Sul piano economico, la domanda è se le conseguenze sarebbero le stesse di un default classico. Come mostrato dalle crisi dei Paesi dell’America Latina degli anni ’80 o dalla crisi greca del 2013, un Paese che dichiara il default sui suoi debiti perde la possibilità di finanziarsi sul mercato per un certo numero di anni necessari a ricostruire la fiducia degli investitori. Nel caso russo, il governo perderebbe la capacità di finanziarsi sui mercati internazionali, e dovrebbe quindi rimpiazzare quella fonte di finanziamento con risorse interne oppure ridurre il debito (e quindi le spese). Tuttavia, come abbiamo visto, il debito pubblico russo attualmente detenuto da non residenti è pari solo al 21% del totale. Del resto, il ministro delle Finanze russo Siluanov ha già dichiarato che la Russia non intende emettere ulteriore debito nel corso del 2022, né sul mercato interno né su quello internazionale, perché il costo del finanziamento sarebbe troppo alto. Inoltre, avendo un surplus di parte corrente, la Russia come Paese non ha bisogno di farsi finanziare dal resto del mondo.
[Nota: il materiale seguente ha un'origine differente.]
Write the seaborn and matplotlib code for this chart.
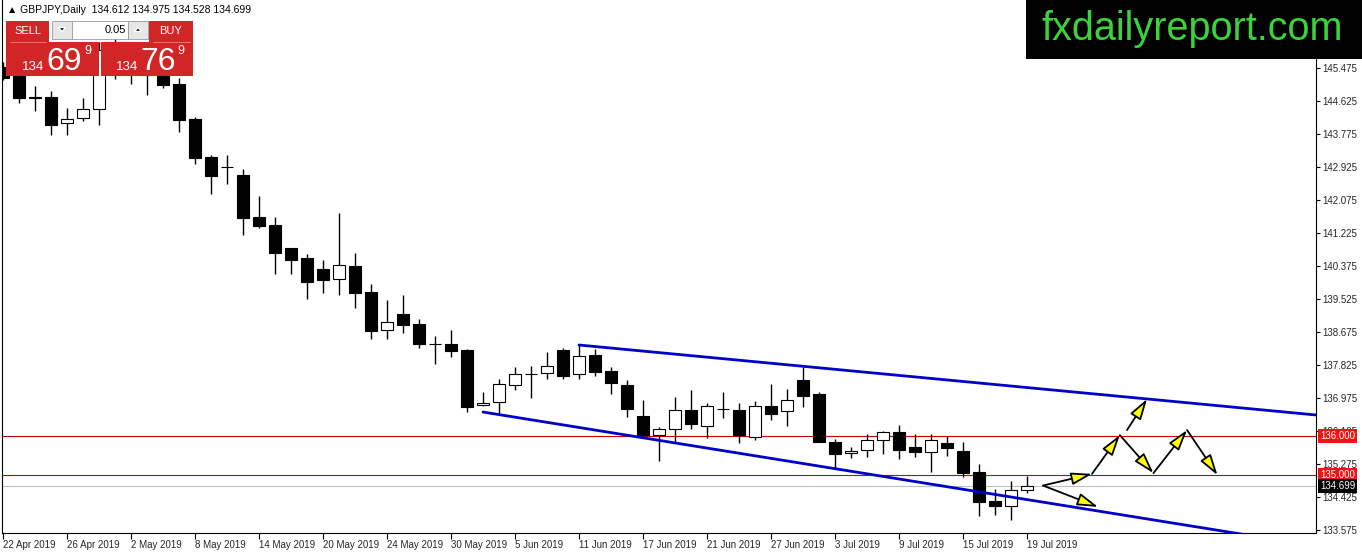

In definitiva, il default forzato della Russia solleverebbe dubbi sia sul piano pratico, rispetto all’efficacia nell’ostacolare l’azione militare della Russia, sia sul piano giuridico, rispetto alla legittimità del ricorso al sistema dei pagamenti per sanzionare un Paese “canaglia”. Se davvero si volesse dare legittimità al provvedimento – in modo da farne, come si pretende, un atto di polizia internazionale e non un atto di guerra – bisognerebbe che il sistema finanziario internazionale fosse non soltanto rafforzato, come auspica il sottosegretario Adeyemo, ma anche posto esplicitamente sotto l’egida del Fondo Monetario Internazionale in quanto braccio esecutivo dell’ONU (essendo l’FMI formalmente un’Agenzia Specializzata per le questioni monetarie del Sistema delle Nazioni Unite). Solo allora il sistema dei pagamenti sarebbe davvero appannaggio della comunità internazionale e costituirebbe uno strumento al contempo efficace e legittimo per comminare una scomunica.